Field Embedded Factorization Machine

Field Embedded Factorization Machine, or FEFM, is a factorization machine variant. For each field pair, FEFM introduces symmetric matrix embeddings along with the usual feature vector embeddings that are present in FM. Like FM, $v_{i}$ is the vector embedding of the $i^{t h}$ feature. However, unlike Field-Aware Factorization Machines (FFMs), FEFM doesn't explicitly learn field-specific feature embeddings. The learnable symmetric matrix $W_{F(i), F(j)}$ is the embedding for the field pair $F(i)$ and $F(j) .$ The interaction between the $i^{t h}$ feature and the $j^{t h}$ feature is mediated through $W_{F(i), F(j)} .$

$$ \phi(\theta, x)=\phi_{F E F M}((w, v, W), x)=w_{0}+\sum_{i=1}^{m} w_{i} x_{i}+\sum_{i=1}^{m} \sum_{j=i+1}^{m} v_{i}^{T} W_{F(i), F(j)} v_{j} x_{i} x_{j} $$

where $W_{F(i), F(j)}$ is a $k \times k$ symmetric matrix ( $k$ is the dimension of the feature vector embedding space containing feature vectors $v_{i}$ and $v_{j}$ ).
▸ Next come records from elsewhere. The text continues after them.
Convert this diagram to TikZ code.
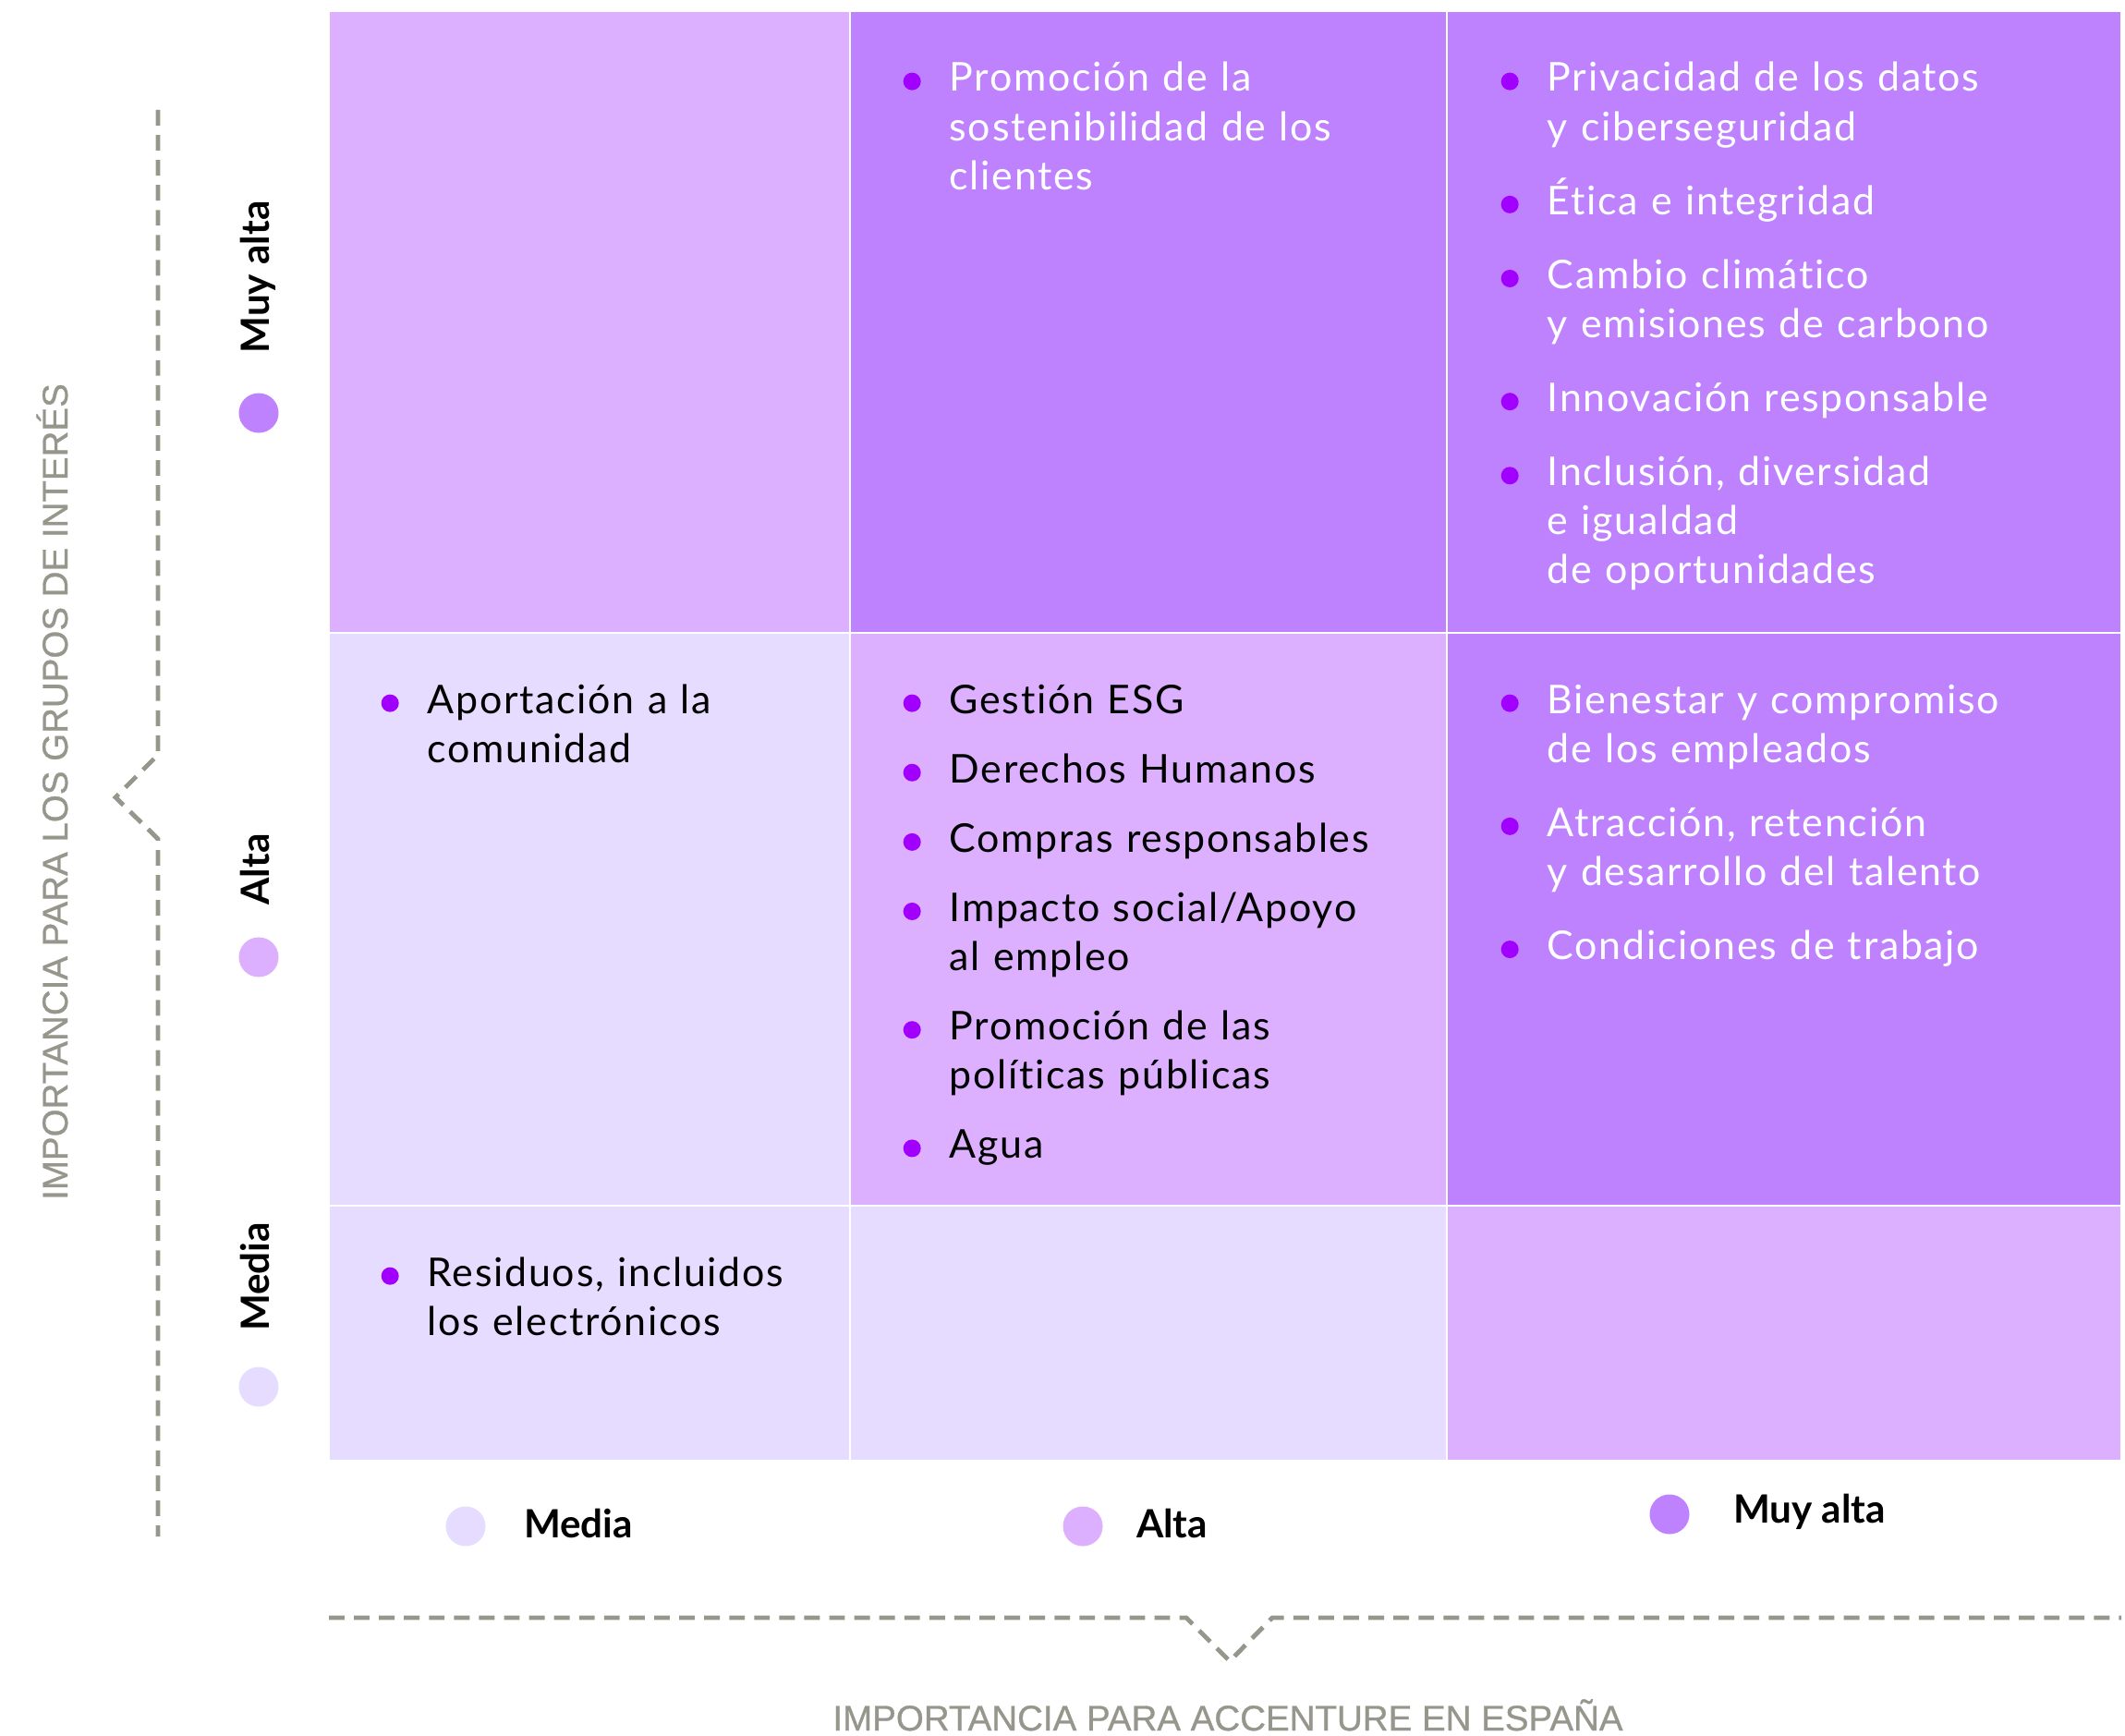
\documentclass[tikz,border=0pt]{standalone}
\usepackage{fontspec}
\setmainfont{Lato}
\newfontfamily\itmfont{Lato}[LetterSpace=4, Ligatures={NoCommon}]
\newfontfamily\axfont{Liberation Sans}[FakeBold=0.8]
\usetikzlibrary{positioning}
\definecolor{cdark}{HTML}{BE82FF}
\definecolor{cmid}{HTML}{DCAFFF}
\definecolor{clight}{HTML}{E6DCFF}
\definecolor{cbul}{HTML}{A100FF}
\definecolor{cgrey}{HTML}{96968C}
\tikzset{
  every picture/.style={line width=1pt},
  tile/.style={draw=white, line width=0.6pt, fill=#1},
  lst/.style={anchor=base west, inner sep=0pt, text width=6.2cm, align=left,
    font=\itmfont\fontsize{12.2}{15.1}\selectfont, execute at begin node={\def\itmgap{#1}}},
  lst/.default=0.27cm,
  axis/.style={draw=cgrey, line width=1.4pt, dash pattern=on 4.8pt off 2.9pt},
  axtitle/.style={text=cgrey, font=\axfont\fontsize{10.95}{13}\selectfont, inner sep=0pt},
  lvl/.style={font=\bfseries\fontsize{12}{14}\selectfont, inner sep=0pt},
  leg/.style={lvl, yshift=0.03cm},
  lvldot/.style={circle, fill=#1, minimum size=0.43cm, inner sep=0pt},
}
\newcommand{\bdot}{\tikz[baseline=-0.5ex]\fill[cbul] (0,0) circle (0.095cm);}
\newcommand{\itm}[1]{\noindent\llap{\bdot\hspace{0.31cm}}#1\par\vspace{\itmgap}}
\newcommand{\tile}[5]{ % x, y, w, h, colour
  \filldraw[tile=#5] (#1,#2) rectangle ++(#3,#4);
}

\begin{document}
\begin{tikzpicture}[x=0.01cm, y=-0.01cm]
  \useasboundingbox (0,0) rectangle (2300,1879);
  % grid
  \tile{356}{12}{564}{673}{cmid}
  \tile{920}{12}{646}{673}{cdark}
  \tile{1566}{12}{730}{673}{cdark}
  \tile{356}{685}{564}{620}{clight}
  \tile{920}{685}{646}{620}{cmid}
  \tile{1566}{685}{730}{620}{cdark}
  \tile{356}{1305}{564}{276}{clight}
  \tile{920}{1305}{646}{276}{clight}
  \tile{1566}{1305}{730}{276}{cmid}
  % topics
  \node[lst, text=white] (t12) at (1027,99) {%
    \itm{Promoción de la\\sostenibilidad de los\\clientes}};
  \node[lst, text=white] (t13) at (1674,99) {%
    \itm{Privacidad de los datos\\y ciberseguridad}
    \itm{Ética e integridad}
    \itm{Cambio climático\\y emisiones de carbono}
    \itm{Innovación responsable}
    \itm{Inclusión, diversidad\\e igualdad\\de oportunidades}};
  \node[lst] (t21) at (462,772) {\itm{Aportación a la\\comunidad}};
  \node[lst=0.22cm] (t22) at (1027,772) {%
    \itm{Gestión ESG}
    \itm{Derechos Humanos}
    \itm{Compras responsables}
    \itm{Impacto social/Apoyo\\al empleo}
    \itm{Promoción de las\\políticas públicas}
    \itm{Agua}};
  \node[lst, text=white] (t23) at (1674,772) {%
    \itm{Bienestar y compromiso\\de los empleados}
    \itm{Atracción, retención\\y desarrollo del talento}
    \itm{Condiciones de trabajo}};
  \node[lst] (t31) at (462,1392) {\itm{Residuos, incluidos\\los electrónicos}};
  % vertical axis
  \draw[axis] (171,119) -- (171,817) -- (125,863) -- (171,908) -- (171,1663);
  \node[axtitle, rotate=90, anchor=base] (ylab) at (73,857) {IMPORTANCIA PARA LOS GRUPOS DE INTERÉS};
  \node[lvl, rotate=90, anchor=base] (ymuy) at (291,300) {Muy alta};
  \node[lvl, rotate=90, anchor=base] (yalta) at (291,941) {Alta};
  \node[lvl, rotate=90, anchor=base] (ymed) at (291,1382) {Media};
  \node[lvldot=cdark] (dymuy) at (280,447) {};
  \node[lvldot=cmid] (dyalta) at (280,1036) {};
  \node[lvldot=clight] (dymed) at (280,1501) {};
  % horizontal axis
  \node[lvldot=clight] (dxmed) at (504,1652) {};
  \node[lvldot=cmid] (dxalta) at (1172,1652) {};
  \node[lvldot=cdark] (dxmuy) at (1807,1639) {};
  \node[leg, right=0.38cm of dxmed] (xmed) {Media};
  \node[leg, right=0.33cm of dxalta] (xalta) {Alta};
  \node[leg, right=0.44cm of dxmuy] (xmuy) {Muy alta};
  \draw[axis] (356,1751) -- (1284,1751) -- (1331,1798) -- (1377,1751) -- (2296,1751);
  \node[axtitle, anchor=base] (xlab) at (1329,1873) {IMPORTANCIA PARA ACCENTURE EN ESPAÑA};
\end{tikzpicture}
\end{document}
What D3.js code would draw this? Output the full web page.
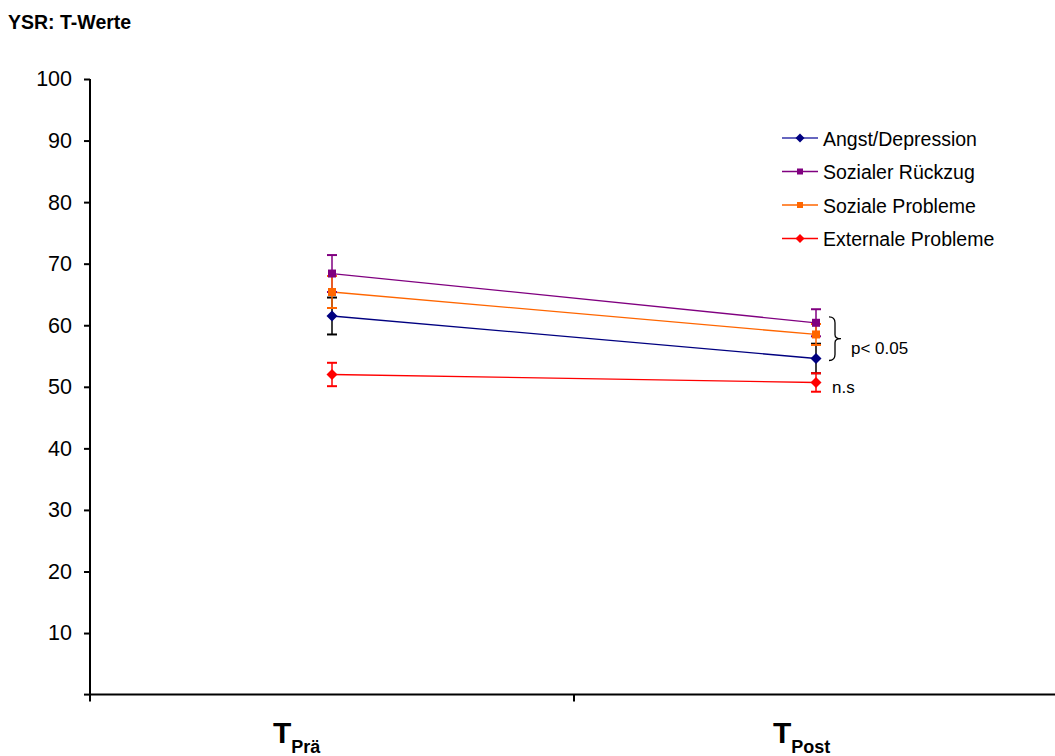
<!DOCTYPE html>
<html>
<head>
<meta charset="utf-8">
<script src="https://cdn.jsdelivr.net/npm/d3@7"></script>
<style>
  body { margin: 0; background: #fff; }
  svg { display: block; font-family: "Liberation Sans", Arial, sans-serif; }
</style>
</head>
<body>
<svg id="chart" width="1055" height="756"></svg>
<script>
// Messzeitpunkte
const timepoints = ["Prä", "Post"];
// Skalen des YSR
const seriesNames = ["Angst/Depression", "Sozialer Rückzug", "Soziale Probleme", "Externale Probleme"];
// Mittelwerte je Skala (Prä, Post)
const angstMeans = [61.5, 54.6];
const rueckzugMeans = [68.4, 60.4];
const sozialMeans = [65.4, 58.5];
const externalMeans = [52.0, 50.7];
// Fehlerbalken (halbe Länge) je Skala
const angstErr = [3.0, 2.4];
const rueckzugErr = [3.0, 2.2];
const sozialErr = [2.6, 1.7];
const externalErr = [1.9, 1.5];
// Y-Achsenbeschriftung
const yTicks = [10, 20, 30, 40, 50, 60, 70, 80, 90, 100];

const series = [
  { name: seriesNames[0], means: angstMeans, err: angstErr, line: "#000080", marker: "#000080", errColor: "#000000", shape: "diamond", legendLine: "#3333aa" },
  { name: seriesNames[1], means: rueckzugMeans, err: rueckzugErr, line: "#800080", marker: "#800080", errColor: "#800080", shape: "square", legendLine: "#800080" },
  { name: seriesNames[2], means: sozialMeans, err: sozialErr, line: "#ff6600", marker: "#ff6600", errColor: "#ff6600", shape: "square", legendLine: "#ff6600" },
  { name: seriesNames[3], means: externalMeans, err: externalErr, line: "#ff0000", marker: "#ff0000", errColor: "#ff0000", shape: "diamond", legendLine: "#ff0000" }
];

const svg = d3.select("#chart");
const plotLeft = 90, plotRight = 1058, plotTop = 79, plotBottom = 694.6;

const x = d3.scaleBand().domain(timepoints).range([plotLeft, plotRight]);
const y = d3.scaleLinear().domain([0, 100]).range([plotBottom, plotTop]);
const cx = t => x(t) + x.bandwidth() / 2;

svg.append("text")
  .attr("x", 8).attr("y", 29)
  .attr("font-size", 19.5).attr("font-weight", "bold")
  .text("YSR: T-Werte");

// Y-Achse
const yAxis = svg.append("g")
  .attr("transform", `translate(${plotLeft},0)`)
  .call(d3.axisLeft(y).tickValues(yTicks).tickSize(6).tickPadding(12).tickFormat(d3.format("d")));
yAxis.select(".domain").attr("stroke", "#000").attr("stroke-width", 2).attr("d", `M0,${plotTop}V${plotBottom}`);
yAxis.selectAll(".tick line").attr("stroke", "#000").attr("stroke-width", 2);
yAxis.selectAll(".tick text").attr("font-size", 21.5).attr("fill", "#000")
  .attr("font-family", "'Liberation Sans', Arial, sans-serif");
// Tick bei 0
svg.append("line").attr("x1", plotLeft - 6).attr("x2", plotLeft).attr("y1", y(0)).attr("y2", y(0))
  .attr("stroke", "#000").attr("stroke-width", 2);

// X-Achse
svg.append("line").attr("x1", plotLeft).attr("x2", plotRight).attr("y1", y(0)).attr("y2", y(0))
  .attr("stroke", "#000").attr("stroke-width", 2);
const xTickPos = [plotLeft, x(timepoints[1])];
svg.selectAll(".xtick").data(xTickPos).join("line")
  .attr("x1", d => d).attr("x2", d => d)
  .attr("y1", y(0)).attr("y2", y(0) + 7)
  .attr("stroke", "#000").attr("stroke-width", 2);

// Kategorienbeschriftung mit tiefgestelltem Index
const labelShift = { "Prä": -59, "Post": -43 };
const xl = svg.selectAll(".xlab").data(timepoints).join("text")
  .attr("x", d => cx(d) + labelShift[d]).attr("y", 743)
  .attr("font-weight", "bold").attr("text-anchor", "start");
xl.append("tspan").attr("font-size", 30).text("T");
xl.append("tspan").attr("font-size", 18).attr("dy", 10).text(d => d);

// Linien
const line = d3.line().x((d, i) => cx(timepoints[i])).y(d => y(d));
series.forEach(s => {
  svg.append("path").attr("d", line(s.means)).attr("fill", "none")
    .attr("stroke", s.line).attr("stroke-width", 1.3);
});

// Fehlerbalken
series.forEach(s => {
  s.means.forEach((m, i) => {
    const px = cx(timepoints[i]);
    const g = svg.append("g").attr("stroke", s.errColor).attr("stroke-width", 1.5);
    g.append("line").attr("x1", px).attr("x2", px).attr("y1", y(m - s.err[i])).attr("y2", y(m + s.err[i]));
    [m - s.err[i], m + s.err[i]].forEach(v => {
      g.append("line").attr("x1", px - 5).attr("x2", px + 5).attr("y1", y(v)).attr("y2", y(v)).attr("stroke-width", 2);
    });
  });
});

// Marker
function drawMarker(g, shape, px, py, color, size) {
  if (shape === "square") {
    g.append("rect").attr("x", px - size).attr("y", py - size)
      .attr("width", size * 2).attr("height", size * 2).attr("fill", color);
  } else {
    const r = size + 1.5;
    g.append("path").attr("d", `M${px},${py - r}L${px + r},${py}L${px},${py + r}L${px - r},${py}Z`).attr("fill", color);
  }
}
series.forEach(s => {
  s.means.forEach((m, i) => drawMarker(svg, s.shape, cx(timepoints[i]), y(m), s.marker, 4));
});

// Signifikanzklammer
const bx = 829;
const y1 = y(rueckzugMeans[1]) - 6, y2 = y(angstMeans[1]) + 2, ym = (y1 + y2) / 2;
svg.append("path")
  .attr("d", `M${bx},${y1} Q${bx + 6},${y1} ${bx + 6},${y1 + 6} L${bx + 6},${ym - 4} Q${bx + 6},${ym} ${bx + 12},${ym} Q${bx + 6},${ym} ${bx + 6},${ym + 4} L${bx + 6},${y2 - 6} Q${bx + 6},${y2} ${bx},${y2}`)
  .attr("fill", "none").attr("stroke", "#000").attr("stroke-width", 1.3);
svg.append("text").attr("x", 851).attr("y", 354).attr("font-size", 17).text("p< 0.05");
svg.append("text").attr("x", 832).attr("y", 393).attr("font-size", 17).text("n.s");

// Legende
const legend = svg.append("g");
series.forEach((s, i) => {
  const ly = 138 + i * 33.5;
  legend.append("line").attr("x1", 782).attr("x2", 818).attr("y1", ly).attr("y2", ly)
    .attr("stroke", s.legendLine).attr("stroke-width", 1.3);
  drawMarker(legend, s.shape, 800, ly, s.marker, 3);
  legend.append("text").attr("x", 823).attr("y", ly + 7.5).attr("font-size", 19.5).text(s.name);
});
</script>
</body>
</html>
The symmetric property of the learnable matrix $W_{F(i), F(j)}$ is ensured by reparameterizing $W_{F(i), F(j)}$ as $U_{F(i), F(j)}+$ $U_{F(i), F(j)}^{T}$, where $U_{F(i), F(j)}^{T}$ is the transpose of the learnable matrix $U_{F(i), F(j)} .$ Note that $W_{F(i), F(j)}$ can also be interpreted as a vector transformation matrix which transforms a feature embedding when interacting with a specific field.